Alican Leblebici’nin ilk solo sergisi Parmak İzi, 23 Ocak 2016 tarihlerine kadar PİLOT’ta ziyaret edilebilir.
Dövmeler, oto-portreler ve beden-kimlik-suç politikaları. Alican Leblebi’nin ilk kişisel sergisi Parmak İzi’nin üç alt başlığının adı. Şimdilerde herkesin dövmesi var ya da herkes dövme yaptırmaktan bahseder oldu.
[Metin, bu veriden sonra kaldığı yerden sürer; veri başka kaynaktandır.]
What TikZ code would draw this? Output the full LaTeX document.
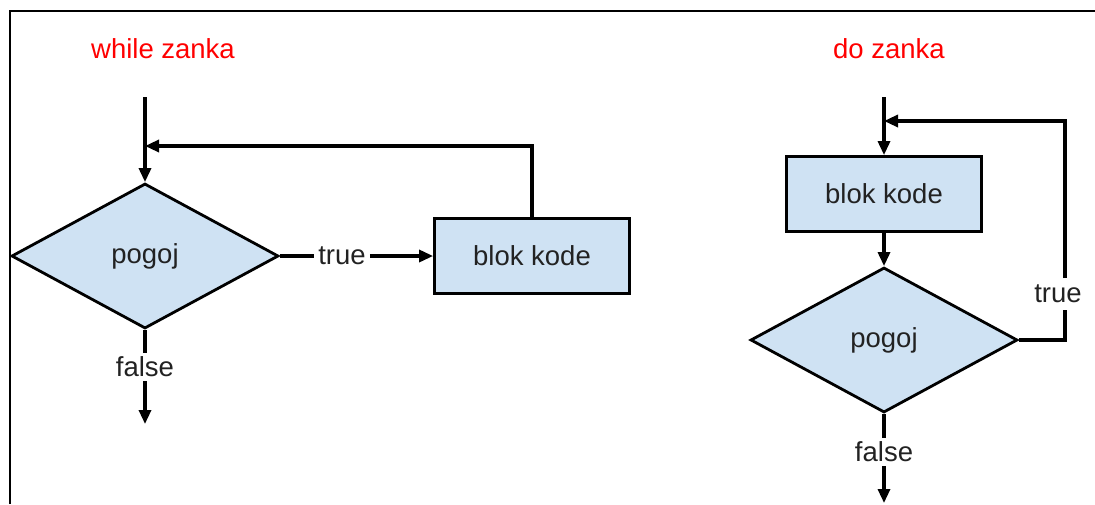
\documentclass[tikz,border=0pt]{standalone}
\usepackage{fontspec}
\setmainfont{Liberation Sans}
\usetikzlibrary{shapes.geometric,arrows.meta}
\definecolor{boxfill}{HTML}{CFE2F3}
\definecolor{titlered}{HTML}{FF0000}
\definecolor{txt}{HTML}{222222}
\begin{document}
\begin{tikzpicture}[x=1pt,y=1pt,
  every node/.style={font=\fontsize{27.5}{31}\selectfont, text=txt},
  lw/.style={line width=2.8pt, draw=black},
  dia/.style={diamond, lw, fill=boxfill, inner sep=0pt, minimum width=267pt, minimum height=145pt},
  codebox/.style={rectangle, lw, fill=boxfill, minimum width=195pt, minimum height=75pt, inner sep=0pt},
  ttl/.style={text=titlered},
  lbl/.style={inner sep=4pt},
  conn/.style={line width=3.2pt, draw=black},
  arr/.style={conn, -{Triangle[length=14pt,width=12pt]}}
]
\useasboundingbox (0,0) rectangle (1095,-504);
% frame
\coordinate (fa) at (10,-504);
\coordinate (fb) at (10,-11);
\coordinate (fc) at (1095,-11);
\draw[line width=2.4pt] (fa) -- (fb) -- (fc);

% while loop
\node[ttl] (t1) at (163,-49) {while zanka};
\coordinate (s1) at (145,-97);
\coordinate (j1) at (145,-146);
\node[dia] (d1) at (145,-256) {\raisebox{-2pt}{pogoj}};
\node[codebox] (b1) at (532,-256) {blok kode};
\node[lbl] (tr1) at (342,-256) {true};
\node[lbl] (f1) at (145,-367) {false};
\coordinate (e1) at (145,-424);
\draw[arr] (s1) -- (d1.north);
\draw[arr] (b1.north) |- (j1);
\draw[conn] (d1.east) -- (d1.east -| tr1.west);
\draw[arr] (tr1.east |- b1.west) -- (b1.west);
\draw[conn] (d1.south) -- (f1.north);
\draw[arr] (f1.south) -- (e1);

% do loop
\node[ttl] (t2) at (889,-49) {do zanka};
\coordinate (s2) at (884,-97);
\coordinate (j2) at (884,-121);
\node[codebox] (b2) at (884,-194) {blok kode};
\node[dia] (d2) at (884,-340) {\raisebox{-2pt}{pogoj}};
\coordinate (k2) at (1065,-310);
\coordinate (k3) at (1065,-278);
\node[lbl] (tr2) at (1058,-294) {true};
\node[lbl] (f2) at (884,-452) {false};
\coordinate (e2) at (884,-503);
\draw[arr] (s2) -- (b2.north);
\draw[arr] (b2.south) -- (d2.north);
\draw[conn] (d2.east) -| (k2);
\draw[arr] (k3) |- (j2);
\draw[conn] (d2.south) -- (f2.north);
\draw[arr] (f2.south) -- (e2);
\end{tikzpicture}
\end{document}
Fakat yüzyıllardır bedeni güzelleştirmekten, suçluları işaretlemeye, bir gruba/kabileye ait olmaktan, sevdiği bir kişiye/lidere olan bağlılığını göstermeye dek dövme çok çeşitli anlam ve işlevler kazandı. Dövme bugün, sınıf, toplumsal cinsiyet veyahut meslek boyutlarını da aşacak biçimde herkesin ulaşabileceği, popüler kültürün bir tüketim nesnesi, dahası moda dünyasının bir parçası haline geldi. Genç sanatçı Alican Leblebici de alt kültüre ait bir işaret/aidiyet sorgulaması olarak gördüğü bir dizi “hakiki” dövmenin peşine düştü ve kültürel yapının idealize ettiği beden ve pratiklere ait dövmeleri değil, suçlulara, marjinal gruplara ve alt kültürlere ait dövmeleri resmetti.
Parmak İzi, Alican Leblebici’nin İstanbul’da bir dip akıntısı olarak varlığını sürdürmekte olan punk kültüre göz kırptığı “Always Hope” veya Rusya’da yarı-açık bir cezaevinde geçirilen günlerin anısını yaşatan “Yarı Açık” ve Atatürk’e bağlılığın bir simgesi haline dönüşmeye başlayan KAtatürk dövmeleri, bir beden estetiğine katkının ötesinde, dövmenin aidiyet/kimlik politikalarıyla ilişkisini araştırıyor. Sanatçının portrelerden oluşan serisinin ilk çalışması, büyük boyutlu otoportresi. Leblebici, hiperrealistik tarzda ürettiği eserinin fotoğrafını çekerek çeşitli kimlik belgelerinde kullanmayı deniyor ve başarılı da oluyor!
Sanatçının yukarıda gördüğünüz son portresi olan ve “Selfie-Portre” günümüzün beğenme/beğenilme çılgınlığını ve ruhların yalnızlığını yine günümüzün en son takıntısı selfie’ler üzerinden görünür kılıyor. Leblebici, saniyeler içerisinde çekilip sosyal medyaya yüklenen selfie’lerin tersine “Selfie-Portre”yi tamamlamak 200 saatten fazla zaman geçirmiş.